Susanne Wedewer-Pampus

September 2020

Otto Boll

Found objects / Viewing tools

-

I go by the assumption that the things
I create will become supports, specifically
also comprising the movements inherent in explorative,
forward-looking thinking.
I want to learn to better comprehend the movements,
conceptual space and imagination itself...

Otto Boll

On two floors of its premises on Zurich's Paradeplatz, the Galerie Dierking is showing sculptures and models by the German artist Otto Boll. The selection of works is presented in conjunction with antique artworks selected by the sculptor from the holdings of the art dealer Jean David Cahn.

Reflections on Otto Boll's dialogue

  

A male torso, perhaps of a warrior or an archer; hovering above him, a delicate line like an incision in the wall? In space? In time? Lying on a single point in the left hand of a little statuette of an actor from the 4th century BC, a further line sweeps into the space in a wide curve. The fragment of a Roman mural is answered by a square, not quite closed, formed by four very fine lines, as though marking a further pictorial level, an imaginary pictorial space.

  

With his extremely minimalist works, sculptor Otto Boll, a twinkle in his eye, seeks a dialogue with the testimonies of past ages and cultures selected for this exhibition. "The whole thing is supposed to be a conversation" based more on improvisation than on a specifically elaborated script. The focus is, he says, on "what the objects want from one another, what they have to do with one another".

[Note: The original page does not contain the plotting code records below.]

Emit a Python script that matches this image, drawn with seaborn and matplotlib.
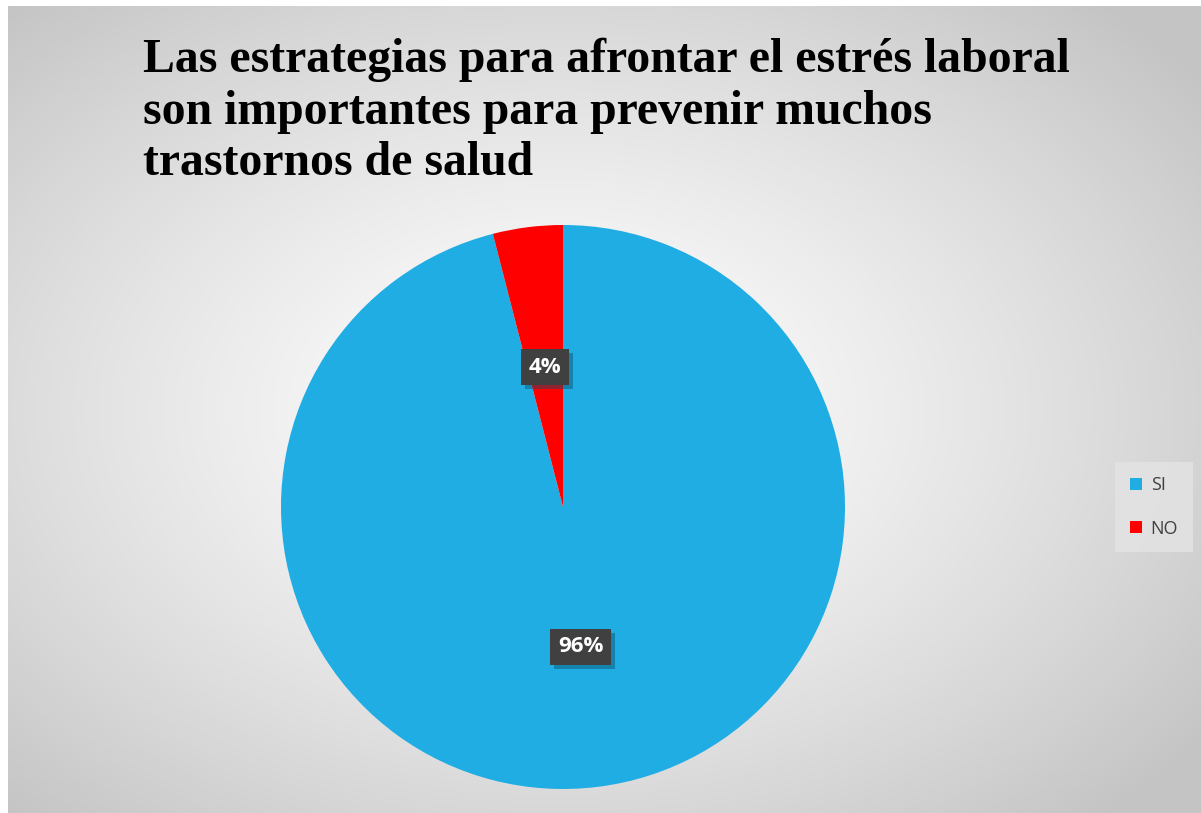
import numpy as np
import matplotlib
matplotlib.use("Agg")
import matplotlib.pyplot as plt
import seaborn as sns
from matplotlib.patches import Patch, Rectangle

categorias = ["SI", "NO"]
valores = [96, 4]
colores = ["#1FADE4", "#FF0000"]
titulo = "Las estrategias para afrontar el estrés laboral\nson importantes para prevenir muchos\ntrastornos de salud"

sns.set_theme(style="white")
plt.rcParams['font.family'] = ['Open Sans', 'DejaVu Sans']

fig = plt.figure(figsize=(12.01, 8.13), dpi=100)
fig.patch.set_facecolor("white")

# fondo con degradado radial
bg = fig.add_axes([8 / 1201, 0, 1 - 8 / 1201, (813 - 6) / 813])
yy, xx = np.mgrid[0:400, 0:600]
cx, cy = 0.46 * 600, 0.50 * 400
d = np.sqrt(((xx - cx) / 600) ** 2 + ((yy - cy) / 400) ** 2) / 0.68
d = np.clip(d, 0, 1)
g = 1.0 - 0.23 * d ** 1.3
bg.imshow(np.dstack([g, g, g]), aspect="auto", extent=[0, 1, 0, 1])
bg.set_axis_off()

# pastel
ax = fig.add_axes([281 / 1201, 24 / 813, 564 / 1201, 564 / 813])
wedges, textos, autotextos = ax.pie(
    valores, colors=colores, startangle=90, counterclock=False,
    autopct="%1.0f%%", pctdistance=0.5,
    wedgeprops=dict(linewidth=0),
    textprops=dict(color="white", fontsize=16, fontweight="bold"),
)
for t in autotextos:
    t.set_bbox(dict(boxstyle="square,pad=0.35", fc="#404040", ec="none"))
    t.set_zorder(5)
ax.set_xlim(-1, 1)
ax.set_ylim(-1, 1)
ax.set_aspect("equal")
ax.set_axis_off()

# sombra de las etiquetas
fig.canvas.draw()
inv = ax.transData.inverted()
for t in autotextos:
    ext = t.get_bbox_patch().get_window_extent()
    (x0, y0), (x1, y1) = inv.transform([[ext.x0 + 4, ext.y0 - 4], [ext.x1 + 4, ext.y1 - 4]])
    ax.add_patch(Rectangle((x0, y0), x1 - x0, y1 - y0, fc="#0A4F6E", ec="none",
                           alpha=0.45, zorder=4))

fig.text(143 / 1201, 1 - 38 / 813, titulo, ha="left", va="top",
         fontsize=34.4, fontweight="bold", family=["Liberation Serif", "DejaVu Serif"],
         linespacing=1.22, color="black")

handles = [Patch(facecolor=c, edgecolor="none") for c in colores]
leg = fig.legend(handles, categorias, loc="center", bbox_to_anchor=(1154 / 1201, 1 - 507 / 813),
                 frameon=True, fontsize=13, handlelength=0.65, handleheight=0.65,
                 handletextpad=0.5, labelspacing=1.4, borderpad=0.8, fancybox=False)
leg.get_frame().set_facecolor("#E4E4E4")
leg.get_frame().set_edgecolor("none")
for t in leg.get_texts():
    t.set_color("#404040")

fig.savefig("out.png", dpi=100, facecolor="white")
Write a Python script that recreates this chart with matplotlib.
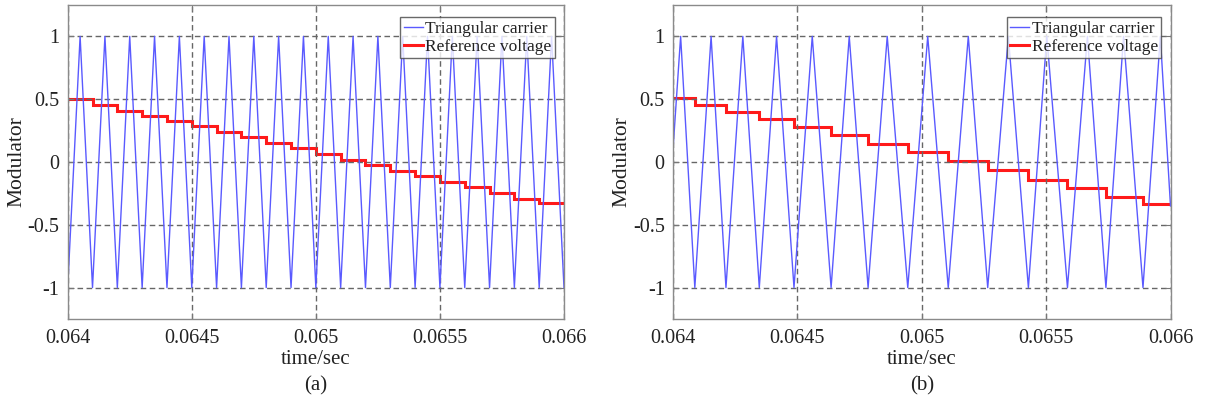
import matplotlib
matplotlib.use("Agg")
import matplotlib.pyplot as plt

plt.rcParams["font.family"] = ["Liberation Serif", "DejaVu Serif"]
plt.rcParams["axes.unicode_minus"] = False

# (a) fixed-frequency carrier: vertices of the triangle wave
carrier_a_t = [0.064, 0.06405, 0.0641, 0.06415, 0.0642, 0.06425, 0.0643, 0.06435,
               0.0644, 0.06445, 0.0645, 0.06455, 0.0646, 0.06465, 0.0647, 0.06475,
               0.0648, 0.06485, 0.0649, 0.06495, 0.065, 0.06505, 0.0651, 0.06515,
               0.0652, 0.06525, 0.0653, 0.06535, 0.0654, 0.06545, 0.0655, 0.06555,
               0.0656, 0.06565, 0.0657, 0.06575, 0.0658, 0.06585, 0.0659, 0.06595,
               0.066]
carrier_a_v = [-1, 1] * 20 + [-1]

# (a) sampled reference, updated at every carrier valley
ref_a_edges = [0.064, 0.0641, 0.0642, 0.0643, 0.0644, 0.0645, 0.0646, 0.0647,
               0.0648, 0.0649, 0.065, 0.0651, 0.0652, 0.0653, 0.0654, 0.0655,
               0.0656, 0.0657, 0.0658, 0.0659, 0.066]
ref_a = [0.500, 0.455, 0.410, 0.365, 0.325, 0.283, 0.241, 0.196, 0.151, 0.108,
         0.063, 0.019, -0.024, -0.069, -0.114, -0.159, -0.201, -0.246, -0.291, -0.330]

# (b) variable-frequency carrier
peaks_b = [0.0640307, 0.0641531, 0.0642807, 0.0644163, 0.0645598, 0.0647085,
           0.0648612, 0.0650240, 0.0651871, 0.0653482, 0.0655028, 0.0656660,
           0.0658113, 0.0659591]
valleys_b = [0.0640877, 0.0642129, 0.0643469, 0.0644864, 0.0646356, 0.0647843,
             0.0649438, 0.0651065, 0.0652652, 0.0654287, 0.0655858, 0.0657404,
             0.0658894]
carrier_b_start = 0.10
carrier_b_end = -0.35

ref_b = [0.511, 0.452, 0.399, 0.341, 0.280, 0.214, 0.146, 0.077, 0.005, -0.066,
         -0.140, -0.209, -0.275, -0.336]

xticks = [0.064, 0.0645, 0.065, 0.0655, 0.066]
xtick_labels = ["0.064", "0.0645", "0.065", "0.0655", "0.066"]
yticks = [-1, -0.5, 0, 0.5, 1]
ytick_labels = ["-1", "-0.5", "0", "0.5", "1"]

W, H = 1207, 407
fig = plt.figure(figsize=(W / 100, H / 100), dpi=100)


def px_axes(left, top, right, bottom):
    return fig.add_axes([left / W, 1 - bottom / H, (right - left) / W, (bottom - top) / H])


def style(ax):
    ax.set_xlim(0.064, 0.066)
    ax.set_ylim(-1.25, 1.25)
    ax.set_xticks(xticks)
    ax.set_xticklabels(xtick_labels)
    ax.set_yticks(yticks)
    ax.set_yticklabels(ytick_labels)
    ax.grid(True, color="#666666", linestyle=(0, (4, 2.5)), linewidth=1.0)
    ax.tick_params(direction="in", length=4, width=0.8, color="#777777",
                   top=True, right=True, labelsize=14.5, labelcolor="#222222")
    ax.tick_params(axis="y", pad=6)
    ax.tick_params(axis="x", pad=7)
    for s in ax.spines.values():
        s.set_color("#8a8a8a")
        s.set_linewidth(1.0)
    ax.set_xlabel("time/sec", fontsize=15, color="#222222", labelpad=2)
    ax.set_ylabel("Modulator", fontsize=15.5, color="#222222")
    ax.yaxis.set_label_coords(-0.084, 0.5)
    leg = ax.legend(loc="upper right", bbox_to_anchor=(1 - 9 / 497, 1 - 12 / 314),
                    borderaxespad=0, fontsize=12.5, frameon=True, fancybox=False,
                    handlelength=1.1, handletextpad=0.15, borderpad=0.2,
                    labelspacing=0.12)
    leg.get_frame().set_edgecolor("#444444")
    leg.get_frame().set_linewidth(1.0)
    for t in leg.get_texts():
        t.set_color("#222222")


ax_a = px_axes(67.7, 5, 564, 319)
ax_a.plot(carrier_a_t, carrier_a_v, color="#5a5aff", lw=1.0, label="Triangular carrier")
ax_a.stairs(ref_a, ref_a_edges, baseline=None, color="#ff1a1a", lw=2.2,
            label="Reference voltage")
style(ax_a)

# interleave the valleys and peaks of the second carrier
carrier_b_t = [0.064]
carrier_b_v = [carrier_b_start]
for i, p in enumerate(peaks_b):
    carrier_b_t.append(p)
    carrier_b_v.append(1)
    if i < len(valleys_b):
        carrier_b_t.append(valleys_b[i])
        carrier_b_v.append(-1)
carrier_b_t.append(0.066)
carrier_b_v.append(carrier_b_end)

ref_b_edges = [0.064] + valleys_b + [0.066]

ax_b = px_axes(673, 5, 1170.5, 319)
ax_b.plot(carrier_b_t, carrier_b_v, color="#5a5aff", lw=1.0, label="Triangular carrier")
ax_b.stairs(ref_b, ref_b_edges, baseline=None, color="#ff1a1a", lw=2.2,
            label="Reference voltage")
style(ax_b)

fig.text(316 / W, 1 - 386 / H, "(a)", fontsize=15, ha="center", va="center", color="#222222")
fig.text(922 / W, 1 - 386 / H, "(b)", fontsize=15, ha="center", va="center", color="#222222")

fig.savefig("out.png", dpi=100)
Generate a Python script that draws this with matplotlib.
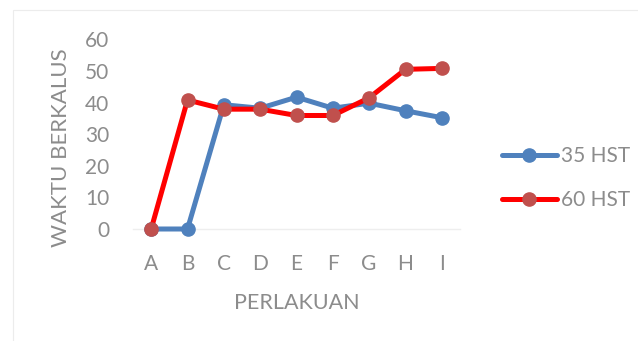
import matplotlib
matplotlib.use("Agg")
import matplotlib.pyplot as plt
from matplotlib.patches import Rectangle

categories = ["A", "B", "C", "D", "E", "F", "G", "H", "I"]
hst35 = [0, 0, 39.3, 38.2, 41.7, 38.2, 39.8, 37.4, 35.2]
hst60 = [0, 40.8, 37.9, 37.9, 35.9, 35.9, 41.5, 50.5, 50.8]
yticks = [0, 10, 20, 30, 40, 50, 60]

plt.rcParams["font.family"] = ["Lato", "DejaVu Sans"]
TXT = "#8c8c8c"

W, H = 638, 341
fig = plt.figure(figsize=(W / 100, H / 100), dpi=100)
fig.patch.set_facecolor("white")

# light chart-area frame
fig.patches.append(Rectangle((13 / W, -0.05), 1.2, (H - 10) / H + 0.05,
                             transform=fig.transFigure, fill=False,
                             edgecolor="#ececec", linewidth=0.8))

ax = fig.add_axes([133 / W, (H - 229) / H, (460 - 133) / W, (229 - 39.3) / H])
x = list(range(len(categories)))
ax.plot(x, hst35, color="#4f81bd", lw=3.6, marker="o", ms=9.5,
        mfc="#4f81bd", mec="#4f81bd", label="35 HST", solid_capstyle="round")
ax.plot(x, hst60, color="#ff0000", lw=3.6, marker="o", ms=9.5,
        mfc="#c0504d", mec="#c0504d", label="60 HST", solid_capstyle="round")

ax.set_xlim(-0.5, len(categories) - 0.5)
ax.set_ylim(0, 60)
ax.set_xticks(x)
ax.set_xticklabels(categories)
ax.set_yticks(yticks)
for s in ["top", "right", "left"]:
    ax.spines[s].set_visible(False)
ax.spines["bottom"].set_color("#eeeeee")
ax.spines["bottom"].set_linewidth(1.0)
ax.spines["bottom"].set_zorder(0)
ax.tick_params(length=0, labelsize=15, labelcolor=TXT)
ax.tick_params(axis="x", pad=18)
ax.tick_params(axis="y", pad=17)
for lab in ax.get_yticklabels() + ax.get_xticklabels():
    lab.set_clip_on(False)
for line in ax.lines:
    line.set_clip_on(False)

ax.set_ylabel("WAKTU BERKALUS", fontsize=16, color=TXT)
ax.yaxis.set_label_coords(-0.19, 0.427)
ax.set_xlabel("PERLAKUAN", fontsize=15.5, color=TXT, labelpad=14)

leg = ax.legend(loc="center left", bbox_to_anchor=(1.07, 0.269), frameon=False,
                fontsize=15, labelcolor=TXT, handlelength=2.65,
                handletextpad=0.2, labelspacing=1.15)

fig.savefig("out.png", dpi=100, facecolor="white")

As in his graphic sculptures, in this playful juxtaposition Otto Boll's concern is once again to promote conscious observation and physical perception as essential for understanding. Not until the viewer moves around a work to gain changing perspectives can he recognise this, since "actual presence, being close to the works, is a prerequisite for immediate experience" – whether of the hovering lines traversing, transecting, defining the space, or of the figures, bowls, axe-blades of past cultures.

  

In these encounters, our wish as viewers to comprehend and put into words what we have seen and experienced is frequently thwarted. Of course, we have at our disposal a vocabulary of terms such as basic form, comparable basic structures, or analogue formal principles of these works, apparently so diverse and belonging to periods and contexts so far apart. This vocabulary can serve as an instrument for placing on a rational and thus objectively comprehensible basis what we have seen and evidently experienced. However, Boll's aim is something different, something he situates in a sphere that largely eludes rationality, without thus being arbitrary or less compelling. "I go by the assumption that the things I create will become supports, specifically also comprising the movements inherent in explorative, forward-looking thinking. I want to learn to better comprehend the movements, conceptual space and imagination itself..." Here, this happens in both conceptual and formal "playing with" testimonies of past cultures, formulated as wrestling with ultimately comparable questions of conception and creativity. What, then, accounts for the continued fascination with these artistic testimonies, with these "solutions" to the form of vessels and clasps, in the context of functionality, found centuries and millennia ago? Boll says that the production of a sculpture, of a vessel, has to do with physical sensation, with being the creator of this object, in the design of which the self is mirrored, and which at the same time reflects the self in its creative drive and perception. With his minimalist works, he is close to the source of all artistic creativity: the line. Tony Cragg describes Boll's work as a fanciful incision through reality... perhaps reminiscent of the history of mankind, from its miniscule beginnings. If at some time it comes to an end, he says, it is we ourselves who are responsible.

   

In this exhibition of works by sculptor Otto Boll, we will be witnesses to a dialogue as an associative, intuitive incision, so to speak, through reality, through space and time. We will suddenly see these works in the context of a network of artistic, elementary forms of expression woven throughout all ages and cultures, a network in which it is quite simply a question of our being – then as now.